Data provided:
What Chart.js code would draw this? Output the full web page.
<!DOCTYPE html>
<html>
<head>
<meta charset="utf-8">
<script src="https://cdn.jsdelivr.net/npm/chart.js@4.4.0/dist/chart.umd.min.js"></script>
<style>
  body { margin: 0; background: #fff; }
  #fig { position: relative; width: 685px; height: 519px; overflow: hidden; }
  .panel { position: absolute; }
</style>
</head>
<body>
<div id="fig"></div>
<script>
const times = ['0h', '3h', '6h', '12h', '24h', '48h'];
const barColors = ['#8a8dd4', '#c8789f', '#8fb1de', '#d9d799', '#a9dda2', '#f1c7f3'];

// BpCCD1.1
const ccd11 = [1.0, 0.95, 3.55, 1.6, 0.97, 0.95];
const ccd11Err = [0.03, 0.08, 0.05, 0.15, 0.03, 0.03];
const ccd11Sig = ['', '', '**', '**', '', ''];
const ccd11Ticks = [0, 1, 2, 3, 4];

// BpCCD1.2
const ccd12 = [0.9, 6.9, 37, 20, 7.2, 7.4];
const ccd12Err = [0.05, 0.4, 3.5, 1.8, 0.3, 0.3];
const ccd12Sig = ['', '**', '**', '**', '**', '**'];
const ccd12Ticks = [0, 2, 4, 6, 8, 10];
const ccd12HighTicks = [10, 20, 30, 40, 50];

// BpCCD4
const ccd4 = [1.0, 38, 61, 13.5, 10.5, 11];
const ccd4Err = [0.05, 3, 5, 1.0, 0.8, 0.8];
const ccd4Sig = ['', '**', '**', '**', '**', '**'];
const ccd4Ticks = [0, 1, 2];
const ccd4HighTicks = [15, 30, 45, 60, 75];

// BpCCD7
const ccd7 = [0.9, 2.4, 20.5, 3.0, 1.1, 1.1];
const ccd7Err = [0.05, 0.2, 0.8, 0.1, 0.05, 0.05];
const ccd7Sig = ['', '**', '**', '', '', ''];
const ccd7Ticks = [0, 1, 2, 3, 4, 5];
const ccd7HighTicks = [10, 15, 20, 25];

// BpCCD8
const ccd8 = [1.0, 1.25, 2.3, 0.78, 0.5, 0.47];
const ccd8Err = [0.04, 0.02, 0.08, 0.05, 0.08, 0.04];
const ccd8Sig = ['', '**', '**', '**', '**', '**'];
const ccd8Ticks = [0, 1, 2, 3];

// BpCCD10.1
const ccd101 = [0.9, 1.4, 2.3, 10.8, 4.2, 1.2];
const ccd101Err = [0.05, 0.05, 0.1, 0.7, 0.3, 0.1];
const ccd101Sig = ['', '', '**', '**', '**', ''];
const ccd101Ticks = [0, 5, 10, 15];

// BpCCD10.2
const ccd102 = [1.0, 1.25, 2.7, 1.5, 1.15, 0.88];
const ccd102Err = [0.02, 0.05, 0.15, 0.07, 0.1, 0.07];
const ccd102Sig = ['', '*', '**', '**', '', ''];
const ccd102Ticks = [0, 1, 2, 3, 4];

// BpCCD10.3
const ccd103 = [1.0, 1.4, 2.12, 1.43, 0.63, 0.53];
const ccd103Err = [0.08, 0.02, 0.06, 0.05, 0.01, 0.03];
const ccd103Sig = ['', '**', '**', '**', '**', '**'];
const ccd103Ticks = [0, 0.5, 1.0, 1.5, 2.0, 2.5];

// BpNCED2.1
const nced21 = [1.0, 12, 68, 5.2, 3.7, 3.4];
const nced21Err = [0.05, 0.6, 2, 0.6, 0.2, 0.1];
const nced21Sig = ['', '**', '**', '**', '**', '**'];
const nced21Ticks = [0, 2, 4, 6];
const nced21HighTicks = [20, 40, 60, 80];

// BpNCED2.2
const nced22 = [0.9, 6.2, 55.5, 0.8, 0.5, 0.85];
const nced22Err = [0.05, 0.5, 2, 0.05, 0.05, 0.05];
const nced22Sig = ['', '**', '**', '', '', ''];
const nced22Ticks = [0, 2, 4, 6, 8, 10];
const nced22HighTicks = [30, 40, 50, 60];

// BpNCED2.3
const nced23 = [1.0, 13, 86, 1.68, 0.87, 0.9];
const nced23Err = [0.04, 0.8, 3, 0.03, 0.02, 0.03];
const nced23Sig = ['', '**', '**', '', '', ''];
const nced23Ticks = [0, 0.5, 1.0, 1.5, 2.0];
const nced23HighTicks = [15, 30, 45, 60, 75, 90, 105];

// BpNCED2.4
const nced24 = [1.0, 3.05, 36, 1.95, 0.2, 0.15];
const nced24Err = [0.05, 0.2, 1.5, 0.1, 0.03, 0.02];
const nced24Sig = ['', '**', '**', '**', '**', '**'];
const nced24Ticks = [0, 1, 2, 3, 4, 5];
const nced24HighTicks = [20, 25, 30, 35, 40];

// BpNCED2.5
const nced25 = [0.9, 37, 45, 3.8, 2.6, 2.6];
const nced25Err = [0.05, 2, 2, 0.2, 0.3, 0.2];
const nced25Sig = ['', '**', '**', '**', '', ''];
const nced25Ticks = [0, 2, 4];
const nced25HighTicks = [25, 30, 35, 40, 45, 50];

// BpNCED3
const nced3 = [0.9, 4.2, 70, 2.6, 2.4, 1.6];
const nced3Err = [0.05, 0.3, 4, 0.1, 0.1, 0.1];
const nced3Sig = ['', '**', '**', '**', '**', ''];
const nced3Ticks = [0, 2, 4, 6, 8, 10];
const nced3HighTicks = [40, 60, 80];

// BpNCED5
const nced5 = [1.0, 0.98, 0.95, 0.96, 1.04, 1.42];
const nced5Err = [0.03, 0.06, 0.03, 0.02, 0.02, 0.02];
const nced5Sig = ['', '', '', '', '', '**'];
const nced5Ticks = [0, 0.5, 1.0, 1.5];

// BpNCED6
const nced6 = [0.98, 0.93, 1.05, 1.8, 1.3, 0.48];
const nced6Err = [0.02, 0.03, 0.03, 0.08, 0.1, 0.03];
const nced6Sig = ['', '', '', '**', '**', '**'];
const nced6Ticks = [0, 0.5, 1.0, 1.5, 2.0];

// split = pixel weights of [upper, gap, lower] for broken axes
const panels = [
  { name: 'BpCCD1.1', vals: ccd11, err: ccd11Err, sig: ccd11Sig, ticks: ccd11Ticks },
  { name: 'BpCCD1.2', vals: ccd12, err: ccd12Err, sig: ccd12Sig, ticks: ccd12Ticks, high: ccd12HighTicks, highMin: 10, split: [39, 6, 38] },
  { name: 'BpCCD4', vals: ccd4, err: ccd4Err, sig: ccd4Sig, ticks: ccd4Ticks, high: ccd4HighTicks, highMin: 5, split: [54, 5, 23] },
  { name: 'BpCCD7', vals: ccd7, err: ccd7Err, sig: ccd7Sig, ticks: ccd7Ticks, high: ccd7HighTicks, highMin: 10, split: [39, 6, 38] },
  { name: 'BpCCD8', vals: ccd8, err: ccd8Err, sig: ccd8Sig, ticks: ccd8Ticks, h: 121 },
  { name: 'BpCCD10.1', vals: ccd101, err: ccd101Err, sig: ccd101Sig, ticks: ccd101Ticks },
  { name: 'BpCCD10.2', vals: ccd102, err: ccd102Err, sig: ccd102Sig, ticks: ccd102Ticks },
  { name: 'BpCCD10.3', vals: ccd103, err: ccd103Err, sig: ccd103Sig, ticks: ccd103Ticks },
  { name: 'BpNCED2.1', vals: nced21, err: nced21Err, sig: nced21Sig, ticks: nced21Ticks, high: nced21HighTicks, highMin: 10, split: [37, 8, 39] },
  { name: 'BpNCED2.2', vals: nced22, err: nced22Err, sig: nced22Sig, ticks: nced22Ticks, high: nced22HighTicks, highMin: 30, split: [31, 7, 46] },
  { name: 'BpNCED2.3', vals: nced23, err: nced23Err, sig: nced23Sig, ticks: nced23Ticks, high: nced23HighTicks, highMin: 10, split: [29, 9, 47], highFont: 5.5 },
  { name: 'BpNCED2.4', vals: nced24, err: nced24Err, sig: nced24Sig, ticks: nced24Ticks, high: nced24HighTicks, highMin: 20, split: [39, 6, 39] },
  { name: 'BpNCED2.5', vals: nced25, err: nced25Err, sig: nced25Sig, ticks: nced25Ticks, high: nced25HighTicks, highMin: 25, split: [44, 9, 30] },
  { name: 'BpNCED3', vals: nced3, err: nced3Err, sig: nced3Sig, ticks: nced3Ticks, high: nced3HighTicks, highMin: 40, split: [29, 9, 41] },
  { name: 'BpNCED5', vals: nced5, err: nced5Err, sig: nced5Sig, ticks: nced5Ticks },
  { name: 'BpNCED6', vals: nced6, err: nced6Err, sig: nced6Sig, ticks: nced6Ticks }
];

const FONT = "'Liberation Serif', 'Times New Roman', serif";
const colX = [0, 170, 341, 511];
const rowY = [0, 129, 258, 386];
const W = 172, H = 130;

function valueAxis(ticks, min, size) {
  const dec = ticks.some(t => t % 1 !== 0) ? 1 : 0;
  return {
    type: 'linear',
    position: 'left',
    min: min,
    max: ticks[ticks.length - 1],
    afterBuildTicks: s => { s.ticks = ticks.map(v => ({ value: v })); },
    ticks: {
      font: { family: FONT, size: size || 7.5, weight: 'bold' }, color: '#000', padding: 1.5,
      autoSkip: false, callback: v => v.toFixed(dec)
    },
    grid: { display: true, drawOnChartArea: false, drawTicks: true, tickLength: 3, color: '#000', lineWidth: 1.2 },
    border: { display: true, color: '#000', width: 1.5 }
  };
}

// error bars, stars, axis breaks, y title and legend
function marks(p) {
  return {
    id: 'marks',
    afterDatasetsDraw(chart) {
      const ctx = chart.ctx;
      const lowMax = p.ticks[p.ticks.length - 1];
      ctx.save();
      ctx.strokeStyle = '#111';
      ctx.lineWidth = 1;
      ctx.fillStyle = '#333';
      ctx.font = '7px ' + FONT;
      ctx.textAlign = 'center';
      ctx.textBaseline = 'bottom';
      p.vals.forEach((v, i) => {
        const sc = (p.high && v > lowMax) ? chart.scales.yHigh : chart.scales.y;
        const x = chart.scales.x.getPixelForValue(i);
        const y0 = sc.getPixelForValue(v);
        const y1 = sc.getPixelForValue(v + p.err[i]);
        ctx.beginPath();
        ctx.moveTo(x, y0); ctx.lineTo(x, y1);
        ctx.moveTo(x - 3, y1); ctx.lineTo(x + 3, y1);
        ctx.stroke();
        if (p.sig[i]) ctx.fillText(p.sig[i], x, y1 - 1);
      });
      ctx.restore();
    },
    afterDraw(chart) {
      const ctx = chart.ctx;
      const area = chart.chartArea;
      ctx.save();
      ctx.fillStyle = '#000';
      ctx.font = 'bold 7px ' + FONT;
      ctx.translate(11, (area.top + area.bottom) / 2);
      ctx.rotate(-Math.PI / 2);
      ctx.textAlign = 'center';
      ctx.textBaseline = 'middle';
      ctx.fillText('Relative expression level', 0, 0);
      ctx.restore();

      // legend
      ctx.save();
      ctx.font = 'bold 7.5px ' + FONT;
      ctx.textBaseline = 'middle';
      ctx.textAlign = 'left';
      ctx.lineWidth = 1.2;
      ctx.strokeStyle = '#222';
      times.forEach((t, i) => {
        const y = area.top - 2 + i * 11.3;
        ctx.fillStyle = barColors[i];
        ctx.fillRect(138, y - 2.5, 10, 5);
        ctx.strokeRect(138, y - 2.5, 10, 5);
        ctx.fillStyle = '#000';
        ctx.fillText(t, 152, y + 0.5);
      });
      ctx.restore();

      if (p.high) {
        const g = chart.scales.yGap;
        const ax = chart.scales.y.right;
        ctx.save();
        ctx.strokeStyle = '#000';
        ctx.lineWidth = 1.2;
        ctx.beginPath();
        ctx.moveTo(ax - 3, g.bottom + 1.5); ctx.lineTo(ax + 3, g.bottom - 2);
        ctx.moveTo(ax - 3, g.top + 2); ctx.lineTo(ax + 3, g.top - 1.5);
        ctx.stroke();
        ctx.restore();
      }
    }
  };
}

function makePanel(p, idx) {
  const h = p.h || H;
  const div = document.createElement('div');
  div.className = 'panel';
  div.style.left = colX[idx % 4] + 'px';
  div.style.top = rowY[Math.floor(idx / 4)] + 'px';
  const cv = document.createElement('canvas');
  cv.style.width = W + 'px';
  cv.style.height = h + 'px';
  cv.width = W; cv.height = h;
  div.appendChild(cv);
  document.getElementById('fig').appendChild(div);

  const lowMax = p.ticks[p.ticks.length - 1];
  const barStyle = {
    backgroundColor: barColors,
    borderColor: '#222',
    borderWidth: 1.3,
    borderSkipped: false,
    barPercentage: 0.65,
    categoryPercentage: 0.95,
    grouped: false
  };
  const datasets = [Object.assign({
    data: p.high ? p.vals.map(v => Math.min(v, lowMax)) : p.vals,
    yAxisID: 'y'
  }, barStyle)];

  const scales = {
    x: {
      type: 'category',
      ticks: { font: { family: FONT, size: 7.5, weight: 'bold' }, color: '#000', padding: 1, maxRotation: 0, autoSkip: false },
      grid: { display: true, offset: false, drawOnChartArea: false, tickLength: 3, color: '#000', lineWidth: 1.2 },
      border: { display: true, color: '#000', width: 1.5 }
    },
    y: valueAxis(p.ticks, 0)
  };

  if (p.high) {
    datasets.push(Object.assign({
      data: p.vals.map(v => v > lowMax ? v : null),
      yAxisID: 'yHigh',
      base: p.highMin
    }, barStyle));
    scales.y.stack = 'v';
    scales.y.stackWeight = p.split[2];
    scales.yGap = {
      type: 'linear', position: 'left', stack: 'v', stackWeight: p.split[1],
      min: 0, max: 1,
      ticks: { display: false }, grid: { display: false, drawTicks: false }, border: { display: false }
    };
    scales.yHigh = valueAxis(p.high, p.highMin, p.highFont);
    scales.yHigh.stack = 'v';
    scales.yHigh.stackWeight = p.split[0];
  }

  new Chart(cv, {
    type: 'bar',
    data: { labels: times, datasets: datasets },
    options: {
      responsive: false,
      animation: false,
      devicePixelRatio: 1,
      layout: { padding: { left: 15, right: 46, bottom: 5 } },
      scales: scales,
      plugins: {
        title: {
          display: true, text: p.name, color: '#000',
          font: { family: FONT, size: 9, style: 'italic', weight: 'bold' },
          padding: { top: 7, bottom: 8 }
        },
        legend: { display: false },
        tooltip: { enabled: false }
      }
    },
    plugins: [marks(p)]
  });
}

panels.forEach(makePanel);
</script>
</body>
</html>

Task brief: From the first line of the data above to the line holding "const ccd12HighTicks = [10, 20, 30, 40, 50];", reproduce each line exactly; emit no other lines.

Written answer:
What Chart.js code would draw this? Output the full web page.
<!DOCTYPE html>
<html>
<head>
<meta charset="utf-8">
<script src="https://cdn.jsdelivr.net/npm/chart.js@4.4.0/dist/chart.umd.min.js"></script>
<style>
  body { margin: 0; background: #fff; }
  #fig { position: relative; width: 685px; height: 519px; overflow: hidden; }
  .panel { position: absolute; }
</style>
</head>
<body>
<div id="fig"></div>
<script>
const times = ['0h', '3h', '6h', '12h', '24h', '48h'];
const barColors = ['#8a8dd4', '#c8789f', '#8fb1de', '#d9d799', '#a9dda2', '#f1c7f3'];

// BpCCD1.1
const ccd11 = [1.0, 0.95, 3.55, 1.6, 0.97, 0.95];
const ccd11Err = [0.03, 0.08, 0.05, 0.15, 0.03, 0.03];
const ccd11Sig = ['', '', '**', '**', '', ''];
const ccd11Ticks = [0, 1, 2, 3, 4];

// BpCCD1.2
const ccd12 = [0.9, 6.9, 37, 20, 7.2, 7.4];
const ccd12Err = [0.05, 0.4, 3.5, 1.8, 0.3, 0.3];
const ccd12Sig = ['', '**', '**', '**', '**', '**'];
const ccd12Ticks = [0, 2, 4, 6, 8, 10];
const ccd12HighTicks = [10, 20, 30, 40, 50];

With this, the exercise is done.